Aber trotz einzelner unerfreulicher Entwicklungen ist man eben in der Gemeinschaft der Sechs überraschend schnell vorwärtsgekommen. Manche meinen, gerade deswegen.

Nunmehr wurde festgelegt, daß die Verhandlungsführung beim EWG-Ministerrat liegen solle, und zwar auf allen Ebenen. Der europäischen Kommission hat man hiebei eine Sprecherrolle am Verhandlungstisch zugebilligt.

Einig ist man auch bereits über den Abstimmungsmodus in einer erweiterten europäischen Wirtschaftsgemeinschaft. So sollen Großbritannien, Frankreich, die Bundesrepublik Deutschland und Italien zehn Stimmen im Ministerrat haben, so werden Belgien und die Niederlande über fünf Stimmen, Norwegen,Dänemark und Irland über drei, und Luxemburg schließlich über zwei Stimmen verfügen. Auch in Hinkunft wird es also eine Sperrminorität geben: Entscheidungen im Ministerrat würden nämlich eine qualifizierte Mehrheit von 43 Stimmen erfordern.

Damit ist man zweifellos den potentiellen neuen Mitgliedern schon entgegengekommen. Denn mit 19 Stimmen, über die sie dann verfügen würden, könnten sie die Entscheidungen des Ministerrates jederzeit zu Fall bringen.

Genau zehn Jahre nach dem Abschluß der EFTA-Vereinbarung scheint es also nun doch zu einer großen europäischen Wirtschaftsgemeinschaft zu kommen.
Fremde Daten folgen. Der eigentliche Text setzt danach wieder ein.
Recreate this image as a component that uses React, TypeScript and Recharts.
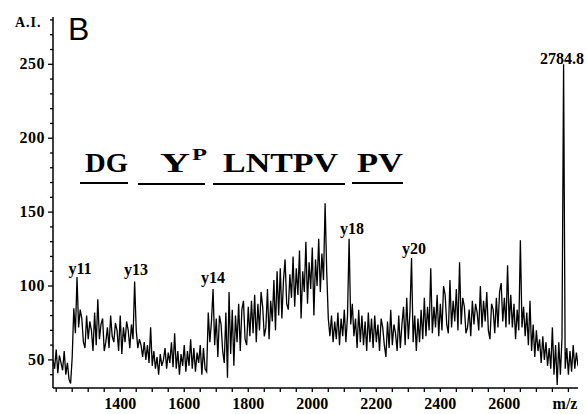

Für Österreich wird es von Bedeutung sein, wie schnell und in welcher Form ein Arrangement mit der Wirtschaftsgemeinschaft zustande kommt. Denn daß eine erweiterte EWG die erste Geige im gesamteuropäischen Wirtschaftskonzert spielen wird, daran zweifelt man nirgends. Für Österreich mit seinem nach wie vor EWG-orientierten Handel bleibt ein solches Arrangement eine Existenzfrage.